* **Objective**: Please transcribe the data that follows without the pictures, keeping every word the same.

┌─ Raw data

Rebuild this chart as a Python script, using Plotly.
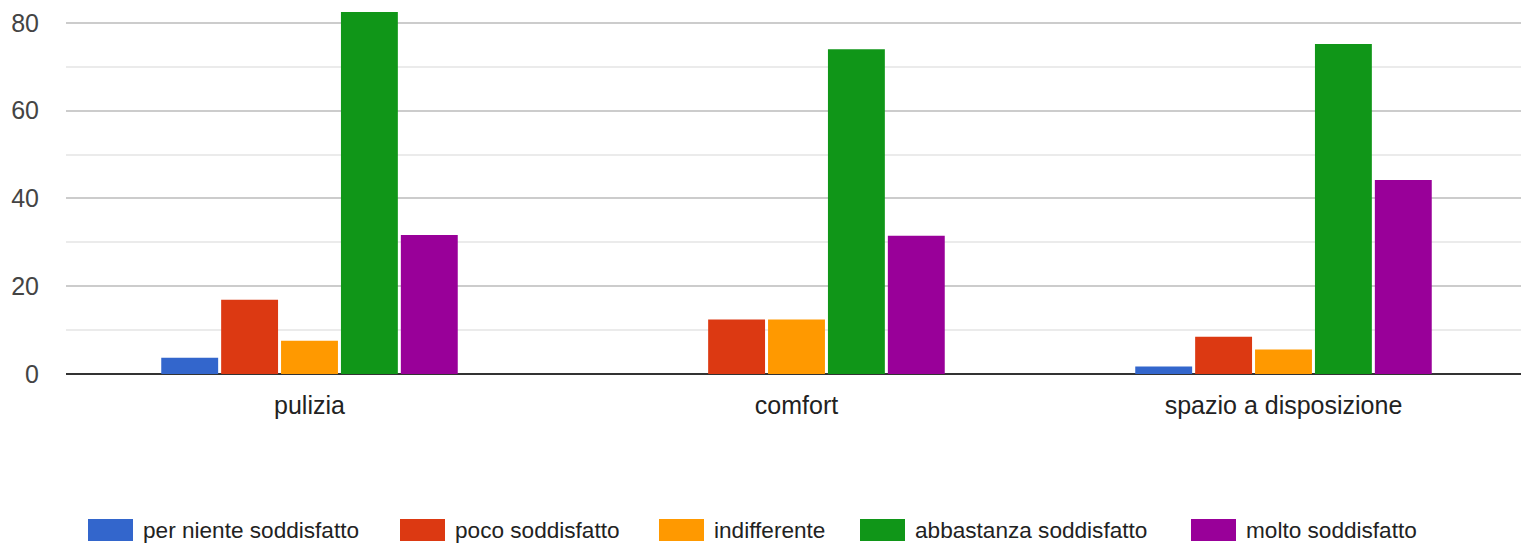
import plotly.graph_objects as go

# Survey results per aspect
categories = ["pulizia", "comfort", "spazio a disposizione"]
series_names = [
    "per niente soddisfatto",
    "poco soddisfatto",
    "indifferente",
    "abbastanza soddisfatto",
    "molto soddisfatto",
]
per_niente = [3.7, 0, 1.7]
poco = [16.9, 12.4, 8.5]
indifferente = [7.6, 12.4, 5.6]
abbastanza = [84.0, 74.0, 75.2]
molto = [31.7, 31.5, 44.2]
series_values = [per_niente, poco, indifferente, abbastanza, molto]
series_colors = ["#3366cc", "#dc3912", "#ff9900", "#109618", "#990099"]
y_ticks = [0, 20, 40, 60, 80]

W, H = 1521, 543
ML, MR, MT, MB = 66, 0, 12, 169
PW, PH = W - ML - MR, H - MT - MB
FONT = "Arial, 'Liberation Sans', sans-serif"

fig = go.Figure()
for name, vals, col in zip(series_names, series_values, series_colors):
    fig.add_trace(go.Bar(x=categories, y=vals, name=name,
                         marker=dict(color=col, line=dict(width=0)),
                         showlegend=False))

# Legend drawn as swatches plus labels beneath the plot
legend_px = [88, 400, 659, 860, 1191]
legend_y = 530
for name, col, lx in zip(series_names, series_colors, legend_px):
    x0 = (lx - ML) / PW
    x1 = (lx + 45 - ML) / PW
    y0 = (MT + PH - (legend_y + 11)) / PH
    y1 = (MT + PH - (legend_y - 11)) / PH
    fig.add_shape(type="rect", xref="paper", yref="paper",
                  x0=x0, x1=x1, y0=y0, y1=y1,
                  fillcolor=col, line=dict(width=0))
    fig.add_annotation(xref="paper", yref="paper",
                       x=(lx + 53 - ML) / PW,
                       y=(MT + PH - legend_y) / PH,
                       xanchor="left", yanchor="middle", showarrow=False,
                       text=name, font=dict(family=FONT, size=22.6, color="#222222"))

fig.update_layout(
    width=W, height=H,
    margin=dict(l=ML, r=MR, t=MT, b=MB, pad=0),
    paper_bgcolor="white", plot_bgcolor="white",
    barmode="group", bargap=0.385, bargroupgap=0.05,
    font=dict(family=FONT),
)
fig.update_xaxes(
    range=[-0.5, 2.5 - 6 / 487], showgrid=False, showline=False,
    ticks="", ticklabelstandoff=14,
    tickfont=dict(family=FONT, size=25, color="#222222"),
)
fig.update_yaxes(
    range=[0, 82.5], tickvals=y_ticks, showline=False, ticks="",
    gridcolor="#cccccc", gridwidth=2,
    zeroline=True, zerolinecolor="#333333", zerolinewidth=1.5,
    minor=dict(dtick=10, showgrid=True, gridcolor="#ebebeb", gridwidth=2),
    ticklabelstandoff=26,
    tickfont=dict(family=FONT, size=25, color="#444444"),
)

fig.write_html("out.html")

└─

* **Response**:
Rebuild this chart as a Python script, using Plotly.
import plotly.graph_objects as go

# Survey results per aspect
categories = ["pulizia", "comfort", "spazio a disposizione"]
series_names = [
    "per niente soddisfatto",
    "poco soddisfatto",
    "indifferente",
    "abbastanza soddisfatto",
    "molto soddisfatto",
]
per_niente = [3.7, 0, 1.7]
poco = [16.9, 12.4, 8.5]
indifferente = [7.6, 12.4, 5.6]
abbastanza = [84.0, 74.0, 75.2]
molto = [31.7, 31.5, 44.2]
series_values = [per_niente, poco, indifferente, abbastanza, molto]
series_colors = ["#3366cc", "#dc3912", "#ff9900", "#109618", "#990099"]
y_ticks = [0, 20, 40, 60, 80]

W, H = 1521, 543
ML, MR, MT, MB = 66, 0, 12, 169
PW, PH = W - ML - MR, H - MT - MB
FONT = "Arial, 'Liberation Sans', sans-serif"

fig = go.Figure()
for name, vals, col in zip(series_names, series_values, series_colors):
    fig.add_trace(go.Bar(x=categories, y=vals, name=name,
                         marker=dict(color=col, line=dict(width=0)),
                         showlegend=False))

# Legend drawn as swatches plus labels beneath the plot
legend_px = [88, 400, 659, 860, 1191]
legend_y = 530
for name, col, lx in zip(series_names, series_colors, legend_px):
    x0 = (lx - ML) / PW
    x1 = (lx + 45 - ML) / PW
    y0 = (MT + PH - (legend_y + 11)) / PH
    y1 = (MT + PH - (legend_y - 11)) / PH
    fig.add_shape(type="rect", xref="paper", yref="paper",
                  x0=x0, x1=x1, y0=y0, y1=y1,
                  fillcolor=col, line=dict(width=0))
    fig.add_annotation(xref="paper", yref="paper",
                       x=(lx + 53 - ML) / PW,
                       y=(MT + PH - legend_y) / PH,
                       xanchor="left", yanchor="middle", showarrow=False,
                       text=name, font=dict(family=FONT, size=22.6, color="#222222"))

fig.update_layout(
    width=W, height=H,
    margin=dict(l=ML, r=MR, t=MT, b=MB, pad=0),
    paper_bgcolor="white", plot_bgcolor="white",
    barmode="group", bargap=0.385, bargroupgap=0.05,
    font=dict(family=FONT),
)
fig.update_xaxes(
    range=[-0.5, 2.5 - 6 / 487], showgrid=False, showline=False,
    ticks="", ticklabelstandoff=14,
    tickfont=dict(family=FONT, size=25, color="#222222"),
)
fig.update_yaxes(
    range=[0, 82.5], tickvals=y_ticks, showline=False, ticks="",
    gridcolor="#cccccc", gridwidth=2,
    zeroline=True, zerolinecolor="#333333", zerolinewidth=1.5,
    minor=dict(dtick=10, showgrid=True, gridcolor="#ebebeb", gridwidth=2),
    ticklabelstandoff=26,
    tickfont=dict(family=FONT, size=25, color="#444444"),
)

fig.write_html("out.html")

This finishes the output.